A proposal to overcome this issue (considering absence of independent Medical Device Regulation) was made to health ministry and its regulatory body, CDSCO to endorse the Certificate of DGFT which may satisfy the importing countries registration approving authorities on the basis of submission of an IS/ISO: 13485 certification by the manufacturer. In a meeting taken by the Jt Secy, MOH on December 05, 2015, it was mooted by AiMeD to MoH&FW to create an online registration for all manufacturers of medical devices (even if not regulated) which will enable Government of India to have a registry of all Indian manufacturers of medical devices whether regulated or not to enable MoH to have a dialogue with the manufacturers which is necessary for capacity building considering the inevitable regulatory framework, sooner or later.
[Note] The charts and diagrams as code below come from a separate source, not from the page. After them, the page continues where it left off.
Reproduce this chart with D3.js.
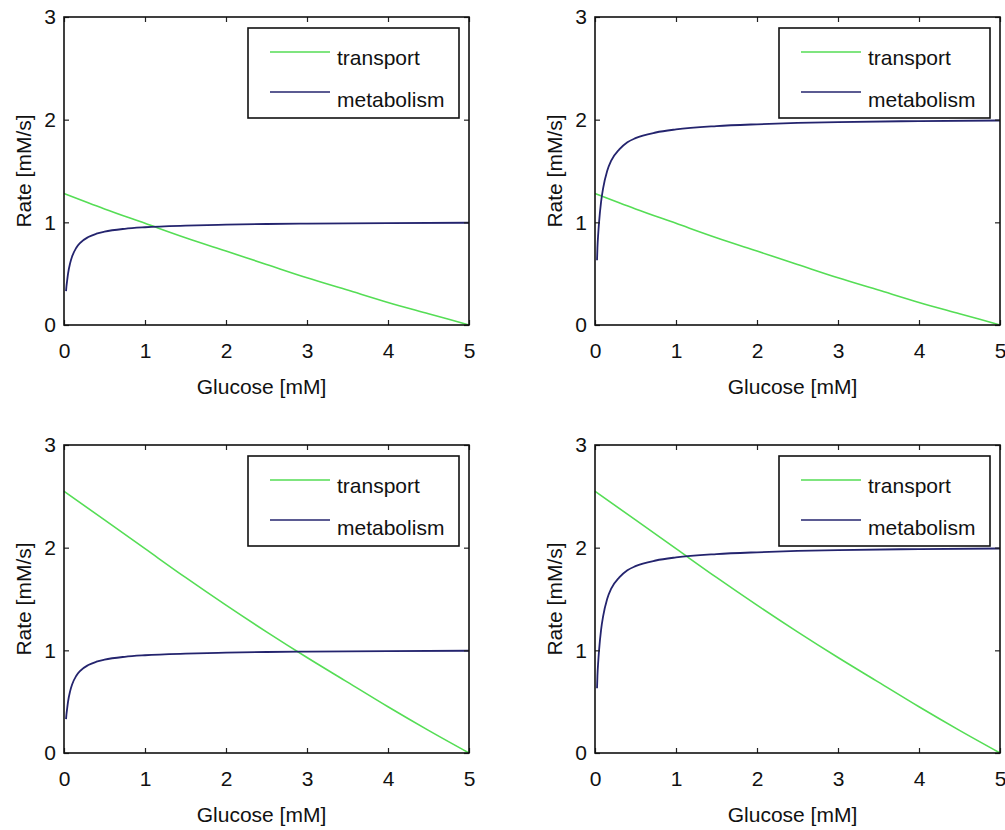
<!DOCTYPE html>
<html>
<head>
<meta charset="utf-8">
<script src="https://cdn.jsdelivr.net/npm/d3@7"></script>
<style>
  html, body { margin: 0; padding: 0; background: #fff; }
  svg { display: block; }
  text { font-family: "Liberation Sans", Arial, sans-serif; fill: #111; }
</style>
</head>
<body>
<svg id="chart" width="1005" height="830"></svg>
<script>
// ---- data ----
const xTicks = [0, 1, 2, 3, 4, 5];
const yTicks = [0, 1, 2, 3];
const seriesNames = ["transport", "metabolism"];

const glucoseCoarse = [0, 0.5, 1, 1.5, 2, 2.5, 3, 3.5, 4, 4.5, 5];
const transportLow  = [1.28, 1.13, 0.99, 0.85, 0.72, 0.59, 0.46, 0.34, 0.22, 0.11, 0.0];
const transportHigh = [2.55, 2.27, 1.99, 1.71, 1.44, 1.18, 0.93, 0.69, 0.45, 0.22, 0.0];

const glucoseFine     = [0.025, 0.03, 0.04, 0.05, 0.075, 0.1, 0.15, 0.2, 0.3, 0.4, 0.5, 0.75, 1.0, 1.5, 2.0, 2.5, 3.0, 4.0, 5.0];
const metabolismLow   = [0.33, 0.375, 0.44, 0.50, 0.60, 0.667, 0.75, 0.80, 0.857, 0.889, 0.909, 0.937, 0.952, 0.968, 0.977, 0.984, 0.988, 0.993, 0.996];
const metabolismHigh  = [0.63, 0.75, 0.89, 1.00, 1.20, 1.33, 1.50, 1.60, 1.71, 1.78, 1.82, 1.875, 1.905, 1.937, 1.955, 1.968, 1.977, 1.986, 1.992];

const panelData = [
  { transport: transportLow,  metabolism: metabolismLow  },
  { transport: transportLow,  metabolism: metabolismHigh },
  { transport: transportHigh, metabolism: metabolismLow  },
  { transport: transportHigh, metabolism: metabolismHigh }
];

// ---- layout ----
const panelBoxes = [
  { x: 64,  y: 17,  w: 405, h: 308 },
  { x: 595, y: 17,  w: 405, h: 308 },
  { x: 64,  y: 445, w: 405, h: 308 },
  { x: 595, y: 445, w: 405, h: 308 }
];
const colors = { transport: "#55dd55", metabolism: "#24246e" };
const fontSize = 21;

const svg = d3.select("#chart");

panelBoxes.forEach((b, i) => {
  const d = panelData[i];
  const g = svg.append("g").attr("transform", `translate(${b.x},${b.y})`);
  const x = d3.scaleLinear().domain([0, 5]).range([0, b.w]);
  const y = d3.scaleLinear().domain([0, 3]).range([b.h, 0]);

  // lines
  const line = d3.line().x(p => x(p[0])).y(p => y(p[1])).curve(d3.curveMonotoneX);
  const tPts = glucoseCoarse.map((gx, k) => [gx, d.transport[k]]);
  const mPts = glucoseFine.map((gx, k) => [gx, d.metabolism[k]]);
  g.append("path").datum(tPts).attr("d", line)
    .attr("fill", "none").attr("stroke", colors.transport).attr("stroke-width", 1.6);
  g.append("path").datum(mPts).attr("d", line)
    .attr("fill", "none").attr("stroke", colors.metabolism).attr("stroke-width", 1.8);

  // axes (ticks inward)
  const tickLen = 5;
  const axB = g.append("g").attr("transform", `translate(0,${b.h})`)
    .call(d3.axisBottom(x).tickValues(xTicks).tickSize(-tickLen).tickPadding(18).tickFormat(d3.format("d")));
  const axT = g.append("g")
    .call(d3.axisTop(x).tickValues(xTicks).tickSize(-tickLen).tickFormat(""));
  const axL = g.append("g")
    .call(d3.axisLeft(y).tickValues(yTicks).tickSize(-tickLen).tickPadding(8).tickFormat(d3.format("d")));
  const axR = g.append("g").attr("transform", `translate(${b.w},0)`)
    .call(d3.axisRight(y).tickValues(yTicks).tickSize(-tickLen).tickFormat(""));
  [axB, axT, axL, axR].forEach(a => {
    a.select(".domain").remove();
    a.selectAll(".tick line").attr("stroke", "#222").attr("stroke-width", 1.2);
    a.selectAll(".tick text").attr("font-size", fontSize).attr("fill", "#111")
      .attr("font-family", "'Liberation Sans', Arial, sans-serif");
  });
  axB.selectAll(".tick text").attr("dy", "0.71em");

  g.append("rect").attr("x", 0).attr("y", 0).attr("width", b.w).attr("height", b.h)
    .attr("fill", "none").attr("stroke", "#111").attr("stroke-width", 1.6);

  // axis labels
  g.append("text").attr("x", b.w / 2 - 5).attr("y", b.h + 69)
    .attr("text-anchor", "middle").attr("font-size", fontSize).text("Glucose [mM]");
  g.append("text").attr("transform", `translate(-33,${b.h / 2}) rotate(-90)`)
    .attr("text-anchor", "middle").attr("font-size", fontSize).text("Rate [mM/s]");

  // legend
  const lw = 211, lh = 90;
  const lg = g.append("g").attr("transform", `translate(${b.w - lw - 10},11)`);
  lg.append("rect").attr("width", lw).attr("height", lh)
    .attr("fill", "#fff").attr("stroke", "#111").attr("stroke-width", 1.6);
  const rows = [
    { name: seriesNames[0], color: colors.transport, ly: 24, ty: 37 },
    { name: seriesNames[1], color: colors.metabolism, ly: 64, ty: 79 }
  ];
  rows.forEach(r => {
    lg.append("line").attr("x1", 22).attr("x2", 82).attr("y1", r.ly).attr("y2", r.ly)
      .attr("stroke", r.color).attr("stroke-width", 1.6);
    lg.append("text").attr("x", 89).attr("y", r.ty).attr("font-size", fontSize).text(r.name);
  });
});
</script>
</body>
</html>
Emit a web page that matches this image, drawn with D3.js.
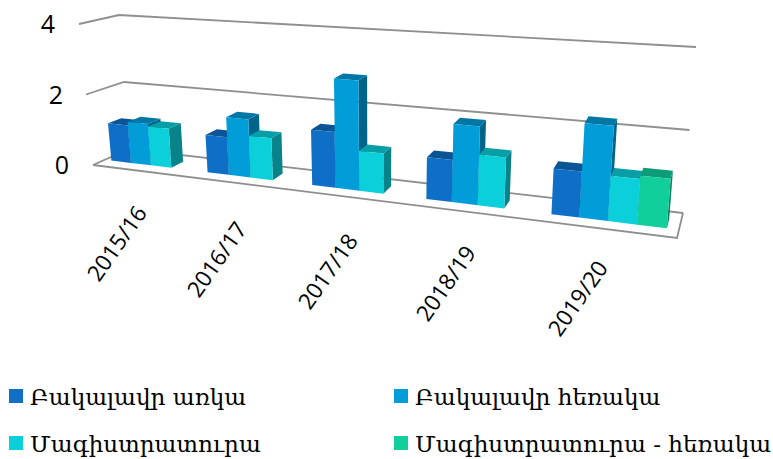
<!DOCTYPE html>
<html>
<head>
<meta charset="utf-8">
<script src="https://cdn.jsdelivr.net/npm/d3@7"></script>
<style>
  html, body { margin: 0; padding: 0; background: #fff; }
</style>
</head>
<body>
<div id="vizcont"></div>
<script>
// values
var categories = ["2015/16", "2016/17", "2017/18", "2018/19", "2019/20"];
var seriesNames = ["Բակալավր առկա", "Բակալավր հեռակա", "Մագիստրատուրա", "Մագիստրատուրա - հեռակա"];
var bachelorFull = [1.07, 1.03, 1.47, 1.06, 1.11];
var bachelorDistance = [1.17, 1.58, 2.88, 1.97, 2.28];
var masters = [1.1, 1.13, 1.04, 1.26, 1.08];
var mastersDistance = [null, null, null, null, 1.16];
var valueTicks = [0, 2, 4];
var seriesColors = ["#0F6FC6", "#009DD9", "#0BD0D9", "#10CF9B"];

var allSeries = [bachelorFull, bachelorDistance, masters, mastersDistance];

var width = 773, height = 459;

var svg = d3.select("#vizcont")
    .append("svg")
    .attr("width", width)
    .attr("height", height)
    .style("display", "block");

// corners of the 3d box on screen: [value 0, value 4]
var frontLeft = [[93, 165], [79, 24]];
var frontRight = [[677, 238], [691, 64]];
var backLeft = [[129, 149], [119, 15]];
var backRight = [[683, 213], [696, 47]];

var lerp = function(a, b, t) { return [a[0] + (b[0] - a[0]) * t, a[1] + (b[1] - a[1]) * t]; };

var y = d3.scaleLinear().domain([0, 4]).range([0, 1]);
var x0 = d3.scaleBand().domain(categories).range([0, 1]);
var x1 = d3.scaleBand().domain(d3.range(seriesNames.length))
    .range([0.07 * x0.bandwidth(), 0.915 * x0.bandwidth()]);

// x is squeezed towards the far end of the box
var k = 1.25;
function warp(u) { return u / (u + (1 - u) * k); }

// u along the category axis, v the value, d the depth (0 front, 1 back)
function project(u, v, d) {
    var t = warp(u), h = y(v);
    var fl = lerp(frontLeft[0], frontLeft[1], h);
    var fr = lerp(frontRight[0], frontRight[1], h);
    var bl = lerp(backLeft[0], backLeft[1], h);
    var br = lerp(backRight[0], backRight[1], h);
    return lerp(lerp(fl, fr, t), lerp(bl, br, t), d);
}

var line = d3.line();
var gridColor = "#8f8f8f";

// floor
svg.append("path")
    .attr("d", line([project(0, 0, 0), project(1, 0, 0), project(1, 0, 1)]))
    .attr("fill", "none")
    .attr("stroke", gridColor)
    .attr("stroke-width", 1.8);

// gridlines: stub on the left wall and the long line on the back wall
svg.selectAll("path.grid")
    .data(valueTicks)
    .enter()
    .append("path")
    .attr("class", "grid")
    .attr("d", function(d) { return line([project(0, d, 0), project(0, d, 1), project(1, d, 1)]); })
    .attr("fill", "none")
    .attr("stroke", gridColor)
    .attr("stroke-width", 1.8);

// value labels
var valueDx = [-24, -23, -24];
svg.selectAll("text.val")
    .data(valueTicks)
    .enter()
    .append("text")
    .attr("class", "val")
    .attr("x", function(d, i) { return project(0, d, 0)[0] + valueDx[i]; })
    .attr("y", function(d) { return project(0, d, 0)[1] + 9; })
    .attr("text-anchor", "end")
    .style("font-family", "Open Sans")
    .style("font-size", "25px")
    .text(function(d) { return d; });

// bars, left to right so that the next bar covers the side of the last one
var d0 = 0.33, d1 = 0.69;
var topShade = 0.76, sideShade = 0.63;

function shade(c, f) {
    var r = d3.rgb(c);
    return d3.rgb(r.r * f, r.g * f, r.b * f).formatHex();
}

var bars = [];
categories.forEach(function(cat, i) {
    allSeries.forEach(function(values, s) {
        if (values[i] != null) bars.push({cat: cat, s: s, value: values[i]});
    });
});

var barG = svg.selectAll("g.bar")
    .data(bars)
    .enter()
    .append("g")
    .attr("class", "bar");

function faces(b) {
    var u0 = x0(b.cat) + x1(b.s), u1 = u0 + x1.bandwidth();
    return {
        side: [project(u1, 0, d0), project(u1, 0, d1), project(u1, b.value, d1), project(u1, b.value, d0)],
        top: [project(u0, b.value, d0), project(u1, b.value, d0), project(u1, b.value, d1), project(u0, b.value, d1)],
        front: [project(u0, 0, d0), project(u1, 0, d0), project(u1, b.value, d0), project(u0, b.value, d0)]
    };
}

barG.append("path")
    .attr("d", function(b) { return line(faces(b).side) + "Z"; })
    .attr("fill", function(b) { return shade(seriesColors[b.s], sideShade); });
barG.append("path")
    .attr("d", function(b) { return line(faces(b).top) + "Z"; })
    .attr("fill", function(b) { return shade(seriesColors[b.s], topShade); });
barG.append("path")
    .attr("d", function(b) { return line(faces(b).front) + "Z"; })
    .attr("fill", function(b) { return seriesColors[b.s]; });

// category labels
var labelPos = [[148, 213], [248, 229], [359, 241], [477, 253], [609, 268]];
svg.selectAll("text.cat")
    .data(categories)
    .enter()
    .append("text")
    .attr("class", "cat")
    .attr("text-anchor", "end")
    .attr("transform", function(d, i) { return "translate(" + labelPos[i][0] + "," + labelPos[i][1] + ") rotate(-55)"; })
    .style("font-family", "Open Sans")
    .style("font-size", "22.5px")
    .text(function(d) { return d; });

// legend
var legendX = [9, 394], legendY = [396, 443];
var legend = svg.selectAll("g.legend")
    .data(seriesNames)
    .enter()
    .append("g")
    .attr("class", "legend")
    .attr("transform", function(d, i) { return "translate(" + legendX[i % 2] + "," + legendY[Math.floor(i / 2)] + ")"; });

legend.append("rect")
    .attr("y", -7)
    .attr("width", 14)
    .attr("height", 14)
    .attr("fill", function(d, i) { return seriesColors[i]; });

legend.append("text")
    .attr("x", 21)
    .attr("y", 9)
    .style("font-family", "DejaVu Serif")
    .style("font-size", "23.1px")
    .text(function(d) { return d; });
</script>
</body>
</html>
Based on the registration in database and on request of the manufacturers and exporters the Free Sales Certificate of DGFT could be endorsed by MoH at least for those manufacturers who have an IS / ISO 13485 Certification. But till date, the concerned authorities have shown remarkable reluctance to endorse this simple and workable idea.

In the support of its claim, AIMED statement quotes an example. “Due to this unfortunate and myopic stance, many reputed manufacturers such as Transasia which is India’s largest manufacturer and exporter of Diagnostic Automated Analysers with plants and offices in Germany, Italy etc has been unable to penetrate Chinese and Brazilian markets. Surgimedix, which has a 100 percent Export Oriented Unit in a SEZ for sterile medical implants and disposables and having reputed certifications such as CE Mark, the ISO 13485 certification and is an exporter of repute to Europe and Middle East also failed to enter China and South American market because of non-issuance of ‘Free Sale Certificate from health ministry,” it explains.